As a side note, I purchased my first digital multimeter in 1985 for £60 (About £158 in today’s terms) which replaced my analogue one, the one shown below I purchased for £4 including postage from Amazon three years ago and has a Transistor and Diode checker built in, it’s amazing how cheap technology with offshoring has brought prices down on essential electronic items (I know I can’t build one for that price, the parts alone cost much more). NB. It’s good for hobbyists, for industrial/commercial use, you’ll need something more beefier.

Essentially I removed the front fan, fan duct and nozzle, before disconnecting the belt from the print head, finally removing the print head from the X-Rail.

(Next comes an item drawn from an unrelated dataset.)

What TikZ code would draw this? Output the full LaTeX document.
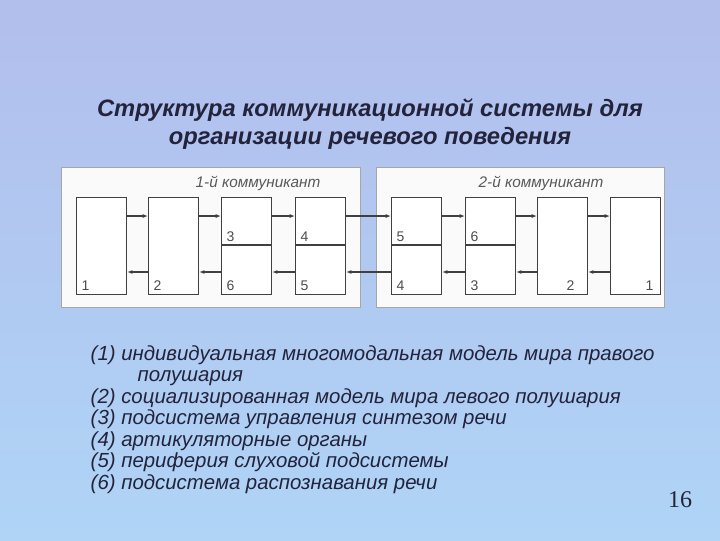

Wiring is a bit of a pig, you’ll need patience, since there’s isn’t much in the way of clearance to get everything back together again, it’s tighter than a gnats chuff.

Once the printhead has been reassembled, you need to make a small adjustment to the eccentric nut at the bottom of the three wheels to ensure it’s not too tight, and not loose that gives slack and rattle to the print head.

Alternatively, follow the official video here: –

Avoiding Future Blockages?

Is it possible to avoid future blockages? Searching the internet I found a useful video describing a process created by Luke Hatfield. Although the description is related to Creality printers, the process can be applied to Geeetech and other printers with Bowden tubes. You will need to invest in some Capricorn Tubing which has a much higher melt point and more expensive than PTFE Tubing.

I’ll print some washers for my printer and let you know how I get on with this possible solution!